伊吹の霊峰が旭に輝いていた。
小川が枯れ草から戻りの若芽をのぞかせ、水玉の音と光をかがよわせながら流れている。ときおり風が若芽をなでるように吹き過ぎるだけであった。
竹中家は、美濃国不破郡の豪族で、永禄元年(1558)、父の重元が斎藤道三の命で、関ヶ原の東北、菩提寺山城の岩手弾正を亡ぼしてそこを本拠とし、父の死により16歳で1万石の跡を継いだ。
このかいわいは,雪が一夜のうちに1メートルも降り積むきびしい環境にある。伊吹と養老山系にはさまれたその山道を、枯れ葉の音を聞きながら上っていると、内に火のような激しさを秘めながらも、いつも冷静・沈着であった半兵衛の姿勢は、こうした環境があったからこそ生まれてきたというおもいが強くわいてくる。
その後半兵衛は、秀吉の軍師として転戦する。秀吉は、中国攻略作戦を「三木の干殺し、鳥取の渇え殺し、太刀もいらず」と誇ったがその作戦のほとんどは半兵衛が立てたものである。
秀吉のもう一つの軍師に黒田官兵衛(如水)がいる。「両兵衛」と並び称されたが、半兵衛は知略、官兵衛は武略の人であった。半兵衛の子重門の建てた陣屋跡には、今も城門、石垣、堀、そして近くの禅憧寺には、半兵衛の墓が残っている。
垂井の地は、美濃一の宮でもあった。

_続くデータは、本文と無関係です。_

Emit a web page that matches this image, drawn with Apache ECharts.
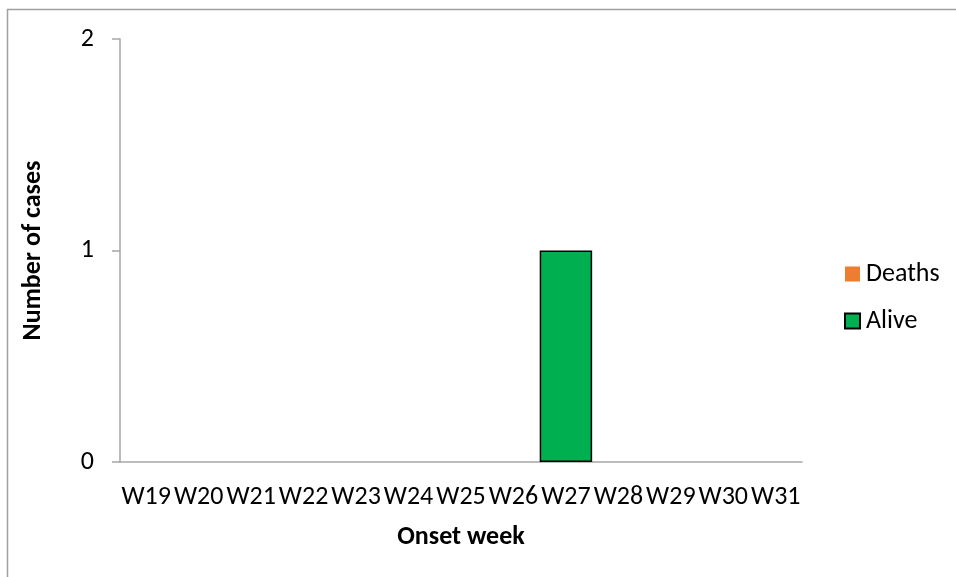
<!DOCTYPE html>
<html>
<head>
<meta charset="utf-8">
<script src="https://cdn.jsdelivr.net/npm/echarts@6/dist/echarts.min.js"></script>
<style>
  html, body { margin: 0; padding: 0; background: #fff; }
  #chart { width: 956px; height: 577px; }
</style>
</head>
<body>
<div id="chart"></div>
<script>
// data
const weeks = ['W19', 'W20', 'W21', 'W22', 'W23', 'W24', 'W25', 'W26', 'W27', 'W28', 'W29', 'W30', 'W31']
const alive = [0, 0, 0, 0, 0, 0, 0, 0, 1, 0, 0, 0, 0]
const deaths = [0, 0, 0, 0, 0, 0, 0, 0, 0, 0, 0, 0, 0]
const yTicks = [0, 1, 2]

const font = 'Carlito, "Liberation Sans", sans-serif'
const axisGray = '#A6A6A6'
const fs = 26

// zero bars are not drawn (otherwise the border would show on the axis)
const noZero = arr => arr.map(v => (v === 0 ? '-' : v))

const chart = echarts.init(document.getElementById('chart'))
chart.setOption({
    animation: false,
    textStyle: { fontFamily: font },
    graphic: [{
        type: 'rect',
        shape: { x: 7.5, y: 9.5, width: 1000, height: 700 },
        style: { fill: 'none', stroke: '#A0A0A0', lineWidth: 1.5 },
        silent: true
    }],
    grid: { left: 120, right: 154, top: 39, bottom: 115 },
    legend: {
        orient: 'vertical',
        left: 844,
        top: 261,
        padding: 0,
        icon: 'rect',
        itemWidth: 15,
        itemHeight: 15,
        itemGap: 21,
        textStyle: { fontSize: fs, lineHeight: 26, color: '#000', fontFamily: font, padding: [0, 0, 0, 1] },
        data: ['Deaths', 'Alive']
    },
    xAxis: {
        type: 'category',
        data: weeks,
        name: 'Onset week',
        nameLocation: 'middle',
        nameGap: 62,
        nameTextStyle: { fontSize: fs, fontWeight: 'bold', color: '#000' },
        axisLine: { lineStyle: { color: axisGray, width: 1.5 } },
        axisTick: { length: 8, lineStyle: { color: axisGray, width: 1.5 } },
        axisLabel: { interval: 0, fontSize: fs, color: '#000', margin: 22 }
    },
    yAxis: {
        type: 'value',
        min: yTicks[0],
        max: yTicks[yTicks.length - 1],
        interval: 1,
        name: 'Number of cases',
        nameLocation: 'middle',
        nameGap: 74,
        nameTextStyle: { fontSize: fs, fontWeight: 'bold', color: '#000' },
        axisLine: { show: true, lineStyle: { color: axisGray, width: 1.5 } },
        axisTick: { show: true, length: 8, lineStyle: { color: axisGray, width: 1.5 } },
        axisLabel: { fontSize: fs, color: '#000', margin: 26 },
        splitLine: { show: false }
    },
    series: [
        {
            name: 'Alive',
            type: 'bar',
            stack: 'cases',
            barCategoryGap: 0,
            data: noZero(alive),
            itemStyle: { color: '#00B050', borderColor: '#000', borderWidth: 1.5 }
        },
        {
            name: 'Deaths',
            type: 'bar',
            stack: 'cases',
            barCategoryGap: 0,
            data: noZero(deaths),
            itemStyle: { color: '#ED7D31' }
        }
    ]
})
</script>
</body>
</html>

県内で最高の社格をもつ南宮大社がそれである。
神武天皇即位のときに創建。美濃の国の総鎮守とされたが、関ヶ原の戦いのときは安国寺恵瓊の陣地となった。
垂井の名は、玉泉前の根回り8メートルのケヤキの根元にわく泉からつけられた。垂井から大垣にかけては清らかな水の都、「詞花集」に、「昔見し垂水の水は変わらねど映れる影ぞ年をへにける」と歌われている。